The Leader, or their nominee, to answer any questions raised by members of the public in accordance with Standing Order 13.
One question has been received from a member of public (see attached).
Minutes:
The Mayor reported that, under Standing Order 14, one question had been received from a member of the public.
Preamble and Question from Mr R O’Brien:
Preamble
As a Lender of monies, it is Westminster’s responsibility to run due diligence and underwriting activities, of any loans made to Spelthorne Borough Council. With the anticipated use of these funds being well documented and publicly available, over the years.
Spelthorne Borough Council (up to now), have a sound credit relationship, meeting their annual debt repayment obligations, for the past 8 years.
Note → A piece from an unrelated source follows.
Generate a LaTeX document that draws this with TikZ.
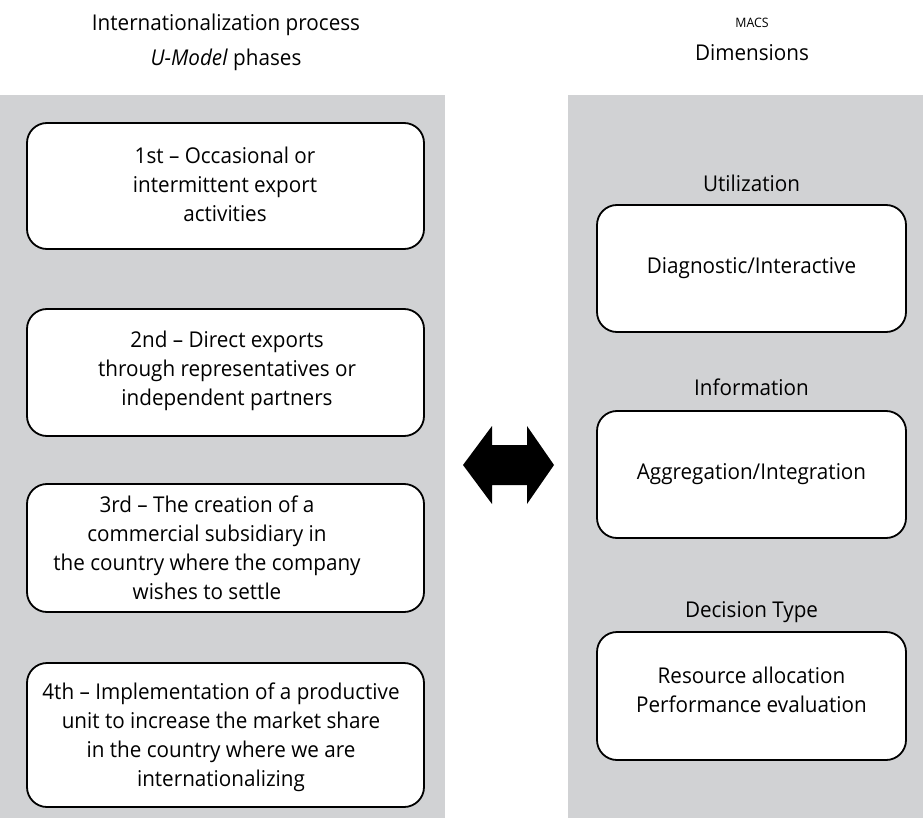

A Lender holds the risk for default and manages this through interest fees on the principal loan amounts. If similar actions were taken by a Mortgage Lender or Bank seeking to change fixed and agreed loan interest rates, there would be FCA (Financial Conduct Authority) or other Watchdog authorities, protecting the rights of the borrower.
Local Government serves as a vital check and balance on overt Central Government control. With the Courts playing their role to inspect legislation and it’s legal interpretations.
Independent treasury advice was sought from Arlingclose to interpret the legislation and this has seemed fit for purpose these past 8 years. Under these circumstances it should be the Courts to decide grey areas of Government legislation. Not the Government marking their own homework, especially as the financial ramifications for Spelthorne Residents, are so great!!
The Risks to Reward ratio are asymmetrical, (costs of seeking legal counsel are miniscule when compared to the monies and impacts saved from changes to loan repayments).
Question:
Would the Leader of the Council please explain how they’ve decided to abandon all financial responsibility to their Residents, by not engaging with Legal advice or seeking a judicial review into mid-term loan changes from the PWLB funds?
We have seen the highly unusual approach of Westminster assigned Commissioners interpreting the legal framework of Loans and subsequently imposing an increase per year, of loan repayments, from £22.9million to £56.1million. A rise of 144% and exposing Spelthorne Residents to incredible debt risks.
Response from the Leader of the Council:
Thank you for your question. It relates to two main issues:
· How the Council sets money aside each year to pay off its debts (this is called Minimum Revenue Provision, or MRP), and
· A decision made in November 2025 to reorganise and reduce the Council’s loans.
Spelthorne Council borrowed around £1.1 billion to buy investment properties. The plan was that rent and income from these properties to help pay for local services, especially services that the Council are not legally required.
This level of borrowing was extremely high. It works out at over £10,000 ofdebt per resident, compared with an England average of about £1,300 per person. To make this work, the investments needed to earn at least 8.5% every year just to cover the cost of the loans.
In reality, the property investments performed badly. From 2016/17 to March 2025, they made losses overall and fell in value by about 43%. Councils are legally required to protect public money, so losses of this scale meant the situation could not continue without action.
In February 2023, the previous government formally raised concerns about the Council’s level of debt.
Then, in May 2025, the Secretary of State issued a legal instruction (called a Statutory Direction) requiring the Council to produce an Improvement andRecovery Plan. This required the Council to:
MRP is not a loan repayment. Instead, it is money councils must legally set aside each year from their budget (funded by council tax and other income) to make sure borrowing is being properly dealt with over time. By law, it must be set at a prudent level and follow government guidance.
Independent reviews including those by CIPFA, government inspectors, and the Council’s external auditors all reached the same conclusion:
· the debt was too high,
· the amount being set aside for MRP was too low, and
· the situation threatened the Council’s long-term financial stability.
In November 2025, the Council restructured its loans, in line with established Public Works Loan Board rules. This reduced total debt by £342 million, nearly one-third of what was owed. Although the new loans have higher interest rates, this will fall accordingly as and when we dispose of the assets.
At the same time, the Council changed its MRP policy so that it now fully meets legal requirements and government guidance.
This approach was discussed with government officials, CIPFA, and the external auditor. The refinancing was carried out using normal processes through the Public Works Loan Board, which any council can use. This means the risk of legal challenge is very low.
Although the refinancing increases costs in the short term, much of this is offset by the £342 million debt reduction, which is spread over ten years (around £34 million a year credited to the budget). As more assets are sold, the financial position will continue to improve.
Overall, these actions do not increase risk for residents. They reduce debt, fix past problems, and put the Council on a more stable and sustainable financial footing for the future.